Data section:
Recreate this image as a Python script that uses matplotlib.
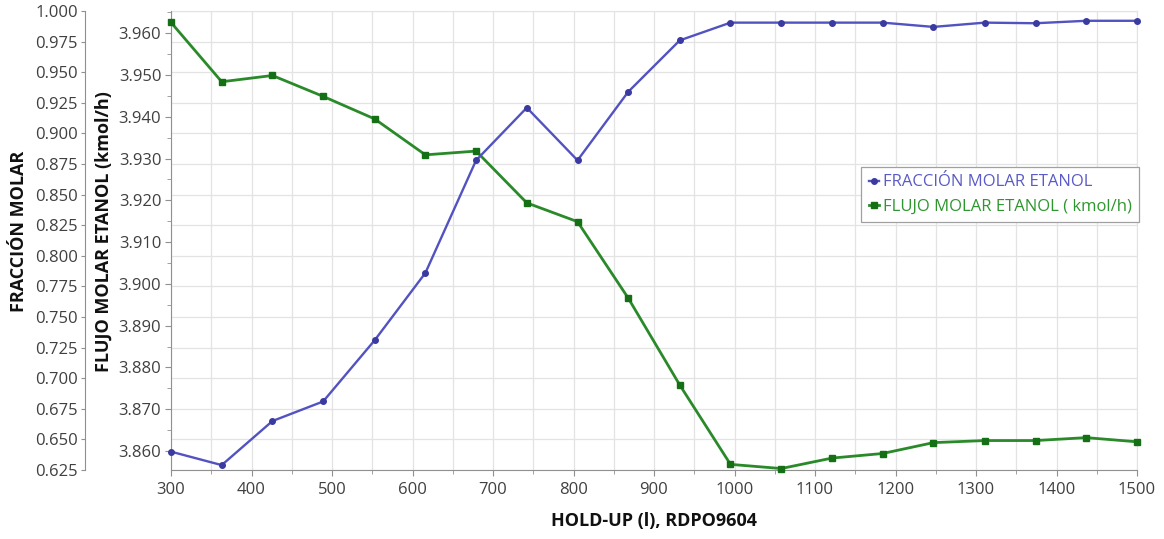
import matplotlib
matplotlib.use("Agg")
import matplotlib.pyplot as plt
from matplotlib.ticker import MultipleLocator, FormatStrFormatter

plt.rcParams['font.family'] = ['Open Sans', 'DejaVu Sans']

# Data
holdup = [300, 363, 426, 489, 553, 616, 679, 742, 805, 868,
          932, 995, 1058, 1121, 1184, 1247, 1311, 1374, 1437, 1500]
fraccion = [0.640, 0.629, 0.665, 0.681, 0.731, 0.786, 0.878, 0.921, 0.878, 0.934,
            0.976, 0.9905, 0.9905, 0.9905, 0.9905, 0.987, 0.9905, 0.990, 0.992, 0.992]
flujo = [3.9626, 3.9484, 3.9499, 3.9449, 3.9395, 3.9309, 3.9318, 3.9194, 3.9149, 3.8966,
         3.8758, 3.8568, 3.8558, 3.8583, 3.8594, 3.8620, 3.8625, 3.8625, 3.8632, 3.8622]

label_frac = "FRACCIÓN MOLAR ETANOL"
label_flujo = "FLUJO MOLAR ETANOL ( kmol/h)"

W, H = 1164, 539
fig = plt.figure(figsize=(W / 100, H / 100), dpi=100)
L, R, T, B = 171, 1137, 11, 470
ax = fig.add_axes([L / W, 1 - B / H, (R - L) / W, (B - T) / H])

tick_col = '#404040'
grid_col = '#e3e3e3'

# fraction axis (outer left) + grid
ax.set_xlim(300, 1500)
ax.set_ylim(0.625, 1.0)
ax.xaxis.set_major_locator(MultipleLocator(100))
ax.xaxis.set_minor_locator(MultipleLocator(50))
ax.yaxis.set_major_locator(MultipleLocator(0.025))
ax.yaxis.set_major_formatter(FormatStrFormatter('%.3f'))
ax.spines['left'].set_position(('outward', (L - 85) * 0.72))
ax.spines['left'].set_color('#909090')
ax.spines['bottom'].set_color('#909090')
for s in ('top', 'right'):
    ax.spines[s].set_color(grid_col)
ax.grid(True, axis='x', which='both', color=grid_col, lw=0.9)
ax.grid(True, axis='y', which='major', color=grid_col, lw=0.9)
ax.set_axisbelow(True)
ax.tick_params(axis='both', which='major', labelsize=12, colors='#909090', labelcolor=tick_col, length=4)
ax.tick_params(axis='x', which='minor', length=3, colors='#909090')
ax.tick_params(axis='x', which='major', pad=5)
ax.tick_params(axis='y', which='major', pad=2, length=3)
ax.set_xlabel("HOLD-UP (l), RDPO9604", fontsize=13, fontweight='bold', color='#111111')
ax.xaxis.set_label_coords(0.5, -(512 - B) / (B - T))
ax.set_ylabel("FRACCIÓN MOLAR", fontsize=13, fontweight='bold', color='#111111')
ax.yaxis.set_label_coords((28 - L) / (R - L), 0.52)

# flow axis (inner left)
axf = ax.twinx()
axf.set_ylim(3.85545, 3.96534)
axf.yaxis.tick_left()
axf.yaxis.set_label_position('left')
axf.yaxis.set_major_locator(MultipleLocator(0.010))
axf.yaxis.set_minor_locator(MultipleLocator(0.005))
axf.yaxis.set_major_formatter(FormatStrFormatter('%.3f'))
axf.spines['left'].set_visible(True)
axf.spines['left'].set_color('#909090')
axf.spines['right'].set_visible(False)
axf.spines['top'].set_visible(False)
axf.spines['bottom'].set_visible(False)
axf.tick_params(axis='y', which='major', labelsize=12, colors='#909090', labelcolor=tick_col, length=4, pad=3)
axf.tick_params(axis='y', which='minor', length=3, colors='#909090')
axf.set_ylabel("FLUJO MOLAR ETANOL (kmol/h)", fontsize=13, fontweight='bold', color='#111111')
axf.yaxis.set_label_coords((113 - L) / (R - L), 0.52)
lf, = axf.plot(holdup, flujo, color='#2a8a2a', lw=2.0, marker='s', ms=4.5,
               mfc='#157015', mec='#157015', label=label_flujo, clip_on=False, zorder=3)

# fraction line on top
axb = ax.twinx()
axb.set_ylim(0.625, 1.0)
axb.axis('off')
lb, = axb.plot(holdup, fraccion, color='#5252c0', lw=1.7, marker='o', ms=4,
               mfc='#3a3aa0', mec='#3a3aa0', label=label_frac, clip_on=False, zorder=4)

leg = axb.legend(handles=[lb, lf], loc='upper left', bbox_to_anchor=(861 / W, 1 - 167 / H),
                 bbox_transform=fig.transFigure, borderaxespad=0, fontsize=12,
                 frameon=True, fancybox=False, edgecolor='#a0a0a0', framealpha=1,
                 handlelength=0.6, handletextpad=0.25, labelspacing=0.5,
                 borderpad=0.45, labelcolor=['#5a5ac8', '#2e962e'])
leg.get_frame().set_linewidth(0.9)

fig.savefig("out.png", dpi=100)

What is required:
Except for the pictures, reproduce every line exactly.

Response below:
Recreate this image as a Python script that uses matplotlib.
import matplotlib
matplotlib.use("Agg")
import matplotlib.pyplot as plt
from matplotlib.ticker import MultipleLocator, FormatStrFormatter

plt.rcParams['font.family'] = ['Open Sans', 'DejaVu Sans']

# Data
holdup = [300, 363, 426, 489, 553, 616, 679, 742, 805, 868,
          932, 995, 1058, 1121, 1184, 1247, 1311, 1374, 1437, 1500]
fraccion = [0.640, 0.629, 0.665, 0.681, 0.731, 0.786, 0.878, 0.921, 0.878, 0.934,
            0.976, 0.9905, 0.9905, 0.9905, 0.9905, 0.987, 0.9905, 0.990, 0.992, 0.992]
flujo = [3.9626, 3.9484, 3.9499, 3.9449, 3.9395, 3.9309, 3.9318, 3.9194, 3.9149, 3.8966,
         3.8758, 3.8568, 3.8558, 3.8583, 3.8594, 3.8620, 3.8625, 3.8625, 3.8632, 3.8622]

label_frac = "FRACCIÓN MOLAR ETANOL"
label_flujo = "FLUJO MOLAR ETANOL ( kmol/h)"

W, H = 1164, 539
fig = plt.figure(figsize=(W / 100, H / 100), dpi=100)
L, R, T, B = 171, 1137, 11, 470
ax = fig.add_axes([L / W, 1 - B / H, (R - L) / W, (B - T) / H])

tick_col = '#404040'
grid_col = '#e3e3e3'

# fraction axis (outer left) + grid
ax.set_xlim(300, 1500)
ax.set_ylim(0.625, 1.0)
ax.xaxis.set_major_locator(MultipleLocator(100))
ax.xaxis.set_minor_locator(MultipleLocator(50))
ax.yaxis.set_major_locator(MultipleLocator(0.025))
ax.yaxis.set_major_formatter(FormatStrFormatter('%.3f'))
ax.spines['left'].set_position(('outward', (L - 85) * 0.72))
ax.spines['left'].set_color('#909090')
ax.spines['bottom'].set_color('#909090')
for s in ('top', 'right'):
    ax.spines[s].set_color(grid_col)
ax.grid(True, axis='x', which='both', color=grid_col, lw=0.9)
ax.grid(True, axis='y', which='major', color=grid_col, lw=0.9)
ax.set_axisbelow(True)
ax.tick_params(axis='both', which='major', labelsize=12, colors='#909090', labelcolor=tick_col, length=4)
ax.tick_params(axis='x', which='minor', length=3, colors='#909090')
ax.tick_params(axis='x', which='major', pad=5)
ax.tick_params(axis='y', which='major', pad=2, length=3)
ax.set_xlabel("HOLD-UP (l), RDPO9604", fontsize=13, fontweight='bold', color='#111111')
ax.xaxis.set_label_coords(0.5, -(512 - B) / (B - T))
ax.set_ylabel("FRACCIÓN MOLAR", fontsize=13, fontweight='bold', color='#111111')
ax.yaxis.set_label_coords((28 - L) / (R - L), 0.52)

# flow axis (inner left)
axf = ax.twinx()
axf.set_ylim(3.85545, 3.96534)
axf.yaxis.tick_left()
axf.yaxis.set_label_position('left')
axf.yaxis.set_major_locator(MultipleLocator(0.010))
axf.yaxis.set_minor_locator(MultipleLocator(0.005))
axf.yaxis.set_major_formatter(FormatStrFormatter('%.3f'))
axf.spines['left'].set_visible(True)
axf.spines['left'].set_color('#909090')
axf.spines['right'].set_visible(False)
axf.spines['top'].set_visible(False)
axf.spines['bottom'].set_visible(False)
axf.tick_params(axis='y', which='major', labelsize=12, colors='#909090', labelcolor=tick_col, length=4, pad=3)
axf.tick_params(axis='y', which='minor', length=3, colors='#909090')
axf.set_ylabel("FLUJO MOLAR ETANOL (kmol/h)", fontsize=13, fontweight='bold', color='#111111')
axf.yaxis.set_label_coords((113 - L) / (R - L), 0.52)
lf, = axf.plot(holdup, flujo, color='#2a8a2a', lw=2.0, marker='s', ms=4.5,
               mfc='#157015', mec='#157015', label=label_flujo, clip_on=False, zorder=3)

# fraction line on top
axb = ax.twinx()
axb.set_ylim(0.625, 1.0)
axb.axis('off')
lb, = axb.plot(holdup, fraccion, color='#5252c0', lw=1.7, marker='o', ms=4,
               mfc='#3a3aa0', mec='#3a3aa0', label=label_frac, clip_on=False, zorder=4)

leg = axb.legend(handles=[lb, lf], loc='upper left', bbox_to_anchor=(861 / W, 1 - 167 / H),
                 bbox_transform=fig.transFigure, borderaxespad=0, fontsize=12,
                 frameon=True, fancybox=False, edgecolor='#a0a0a0', framealpha=1,
                 handlelength=0.6, handletextpad=0.25, labelspacing=0.5,
                 borderpad=0.45, labelcolor=['#5a5ac8', '#2e962e'])
leg.get_frame().set_linewidth(0.9)

fig.savefig("out.png", dpi=100)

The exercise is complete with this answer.